I'll admit it: I grew up in the sixties. It was a different world then, but not so different when it comes to a young person making his or her way in life—attaining knowledge and skills necessary to provide for a family. In 1969 my soon-to-be-husband was the only person at his high school to be accepted in three different apprenticeship programs. What an honor, and what a life decision. He chose sheet metal, earned his journeyman certificate and hired on at Ohio Brass Co.
Looking at A History of the Sheet Metal Workers International Association, there is one quote I know to be true, "Sheet metal workers work hard. If they don't work hard, they don't work. It's a fact of life." My husband once worked so much overtime in a two-week pay period that he broke the time clock.
He never imagined that one important high school decision would lead to a white-collar career pathway, but it did. After an additional 2 years of evening college coursework, my husband was hired by Goodyear Aerospace in the quality and testing division where he enjoyed testing new products in the blimp hangar.

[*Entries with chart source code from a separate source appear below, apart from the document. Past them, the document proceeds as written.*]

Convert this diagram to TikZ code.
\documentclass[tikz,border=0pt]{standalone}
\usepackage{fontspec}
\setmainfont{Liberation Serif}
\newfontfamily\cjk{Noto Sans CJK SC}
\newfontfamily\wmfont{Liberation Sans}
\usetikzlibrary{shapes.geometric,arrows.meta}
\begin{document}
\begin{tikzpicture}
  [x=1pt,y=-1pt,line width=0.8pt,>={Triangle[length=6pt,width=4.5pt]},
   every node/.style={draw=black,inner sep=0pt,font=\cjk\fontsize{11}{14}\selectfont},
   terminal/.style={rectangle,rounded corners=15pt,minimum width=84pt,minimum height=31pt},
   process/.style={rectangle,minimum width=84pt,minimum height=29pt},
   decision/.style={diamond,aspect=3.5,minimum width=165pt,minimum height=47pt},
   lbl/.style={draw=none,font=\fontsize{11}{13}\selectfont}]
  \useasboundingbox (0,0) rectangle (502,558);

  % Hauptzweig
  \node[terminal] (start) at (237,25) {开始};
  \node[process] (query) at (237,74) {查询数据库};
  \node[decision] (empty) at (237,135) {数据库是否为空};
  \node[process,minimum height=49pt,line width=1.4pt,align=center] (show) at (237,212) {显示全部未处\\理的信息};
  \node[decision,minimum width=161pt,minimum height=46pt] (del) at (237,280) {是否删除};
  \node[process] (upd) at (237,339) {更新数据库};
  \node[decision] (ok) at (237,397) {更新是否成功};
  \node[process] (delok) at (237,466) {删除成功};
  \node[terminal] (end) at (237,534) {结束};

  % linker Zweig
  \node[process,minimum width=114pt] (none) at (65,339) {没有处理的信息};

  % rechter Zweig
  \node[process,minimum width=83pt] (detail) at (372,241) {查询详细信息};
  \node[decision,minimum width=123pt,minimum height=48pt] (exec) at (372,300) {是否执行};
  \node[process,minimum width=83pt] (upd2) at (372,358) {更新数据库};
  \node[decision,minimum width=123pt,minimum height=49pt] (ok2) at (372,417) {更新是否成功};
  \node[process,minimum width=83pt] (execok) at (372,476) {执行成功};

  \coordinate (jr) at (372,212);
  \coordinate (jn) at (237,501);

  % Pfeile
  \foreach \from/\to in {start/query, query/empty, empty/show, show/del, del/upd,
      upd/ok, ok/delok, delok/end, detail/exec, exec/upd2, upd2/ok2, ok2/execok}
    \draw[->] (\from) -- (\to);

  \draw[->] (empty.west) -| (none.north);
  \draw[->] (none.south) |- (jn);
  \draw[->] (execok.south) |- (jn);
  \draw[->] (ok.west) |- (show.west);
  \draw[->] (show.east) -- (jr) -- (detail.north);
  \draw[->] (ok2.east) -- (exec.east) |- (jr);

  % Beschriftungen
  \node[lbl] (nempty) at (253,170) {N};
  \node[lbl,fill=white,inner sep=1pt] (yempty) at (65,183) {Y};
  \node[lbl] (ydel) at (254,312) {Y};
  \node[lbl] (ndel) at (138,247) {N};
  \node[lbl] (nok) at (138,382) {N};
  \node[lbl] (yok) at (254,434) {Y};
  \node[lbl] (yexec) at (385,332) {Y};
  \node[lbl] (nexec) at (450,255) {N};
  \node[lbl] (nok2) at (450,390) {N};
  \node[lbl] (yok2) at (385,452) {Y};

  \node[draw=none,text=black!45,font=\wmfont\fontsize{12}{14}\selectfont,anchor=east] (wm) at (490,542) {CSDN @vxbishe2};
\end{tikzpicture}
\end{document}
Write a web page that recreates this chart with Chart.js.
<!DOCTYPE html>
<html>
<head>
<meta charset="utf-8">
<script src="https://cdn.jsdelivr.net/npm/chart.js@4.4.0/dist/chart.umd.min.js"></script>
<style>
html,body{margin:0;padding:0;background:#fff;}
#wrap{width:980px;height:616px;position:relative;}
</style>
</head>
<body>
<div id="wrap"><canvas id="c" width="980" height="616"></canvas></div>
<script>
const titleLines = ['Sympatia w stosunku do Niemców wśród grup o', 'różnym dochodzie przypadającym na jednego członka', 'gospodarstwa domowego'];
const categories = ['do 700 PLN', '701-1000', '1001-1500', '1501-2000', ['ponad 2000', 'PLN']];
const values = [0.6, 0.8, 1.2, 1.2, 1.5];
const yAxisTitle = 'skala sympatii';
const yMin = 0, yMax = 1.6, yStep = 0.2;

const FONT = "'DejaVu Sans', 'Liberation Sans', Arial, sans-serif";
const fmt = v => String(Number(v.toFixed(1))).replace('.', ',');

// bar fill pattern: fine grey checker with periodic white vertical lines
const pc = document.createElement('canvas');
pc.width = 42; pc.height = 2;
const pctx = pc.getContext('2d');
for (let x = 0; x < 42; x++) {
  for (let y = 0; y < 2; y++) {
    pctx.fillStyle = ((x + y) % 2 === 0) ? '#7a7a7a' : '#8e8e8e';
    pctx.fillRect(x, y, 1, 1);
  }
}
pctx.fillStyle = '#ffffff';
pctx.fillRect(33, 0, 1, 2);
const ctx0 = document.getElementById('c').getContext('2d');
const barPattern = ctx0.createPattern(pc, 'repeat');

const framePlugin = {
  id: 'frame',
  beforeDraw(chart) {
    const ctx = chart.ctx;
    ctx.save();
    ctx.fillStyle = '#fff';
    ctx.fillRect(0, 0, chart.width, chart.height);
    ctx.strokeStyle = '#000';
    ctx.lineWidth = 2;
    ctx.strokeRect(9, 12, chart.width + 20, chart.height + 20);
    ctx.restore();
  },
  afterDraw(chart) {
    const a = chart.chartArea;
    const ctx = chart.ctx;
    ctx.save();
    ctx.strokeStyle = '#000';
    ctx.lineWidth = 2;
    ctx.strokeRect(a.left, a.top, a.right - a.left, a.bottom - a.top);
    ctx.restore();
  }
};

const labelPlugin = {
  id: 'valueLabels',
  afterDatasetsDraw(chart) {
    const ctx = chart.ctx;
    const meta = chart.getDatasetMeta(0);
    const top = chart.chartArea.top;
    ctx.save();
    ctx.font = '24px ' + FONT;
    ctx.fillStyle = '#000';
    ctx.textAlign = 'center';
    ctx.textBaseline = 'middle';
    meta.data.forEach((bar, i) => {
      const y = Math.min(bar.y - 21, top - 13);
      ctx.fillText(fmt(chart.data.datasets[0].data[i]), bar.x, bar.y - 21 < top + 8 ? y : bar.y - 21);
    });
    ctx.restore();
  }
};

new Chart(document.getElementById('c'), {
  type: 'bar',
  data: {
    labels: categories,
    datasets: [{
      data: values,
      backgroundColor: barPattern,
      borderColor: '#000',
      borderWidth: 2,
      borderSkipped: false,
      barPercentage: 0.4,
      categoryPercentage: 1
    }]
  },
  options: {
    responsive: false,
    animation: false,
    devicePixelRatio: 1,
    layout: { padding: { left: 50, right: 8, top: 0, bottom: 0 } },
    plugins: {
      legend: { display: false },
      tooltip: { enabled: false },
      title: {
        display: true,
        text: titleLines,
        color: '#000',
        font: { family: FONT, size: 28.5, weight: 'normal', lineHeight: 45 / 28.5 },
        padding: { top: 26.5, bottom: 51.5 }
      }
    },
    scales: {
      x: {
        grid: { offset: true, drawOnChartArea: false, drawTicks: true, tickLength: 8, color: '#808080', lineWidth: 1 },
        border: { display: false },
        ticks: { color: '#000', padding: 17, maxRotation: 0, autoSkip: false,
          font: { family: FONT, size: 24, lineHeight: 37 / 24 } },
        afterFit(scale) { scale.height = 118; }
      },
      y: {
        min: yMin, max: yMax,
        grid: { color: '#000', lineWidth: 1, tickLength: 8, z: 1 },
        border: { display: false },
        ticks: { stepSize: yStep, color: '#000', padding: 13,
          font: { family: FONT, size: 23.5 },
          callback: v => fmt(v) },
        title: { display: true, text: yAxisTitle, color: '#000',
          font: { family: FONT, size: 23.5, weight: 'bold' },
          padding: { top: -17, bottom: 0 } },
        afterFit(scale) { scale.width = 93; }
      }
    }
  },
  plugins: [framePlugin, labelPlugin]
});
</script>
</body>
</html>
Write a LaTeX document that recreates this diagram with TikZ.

This apprenticeship gave my husband exceptional pride in his work. He once designed, cut and fabricated a metal valentine in a sheet metal envelope for a never forgotten, one-of -a-kind gift that only he could give to me. And his job paid above average wages enabling two young people in our 20's to buy a house, two cars and take annual vacations to Myrtle Beach with our two children. Solidly middle-class and happy.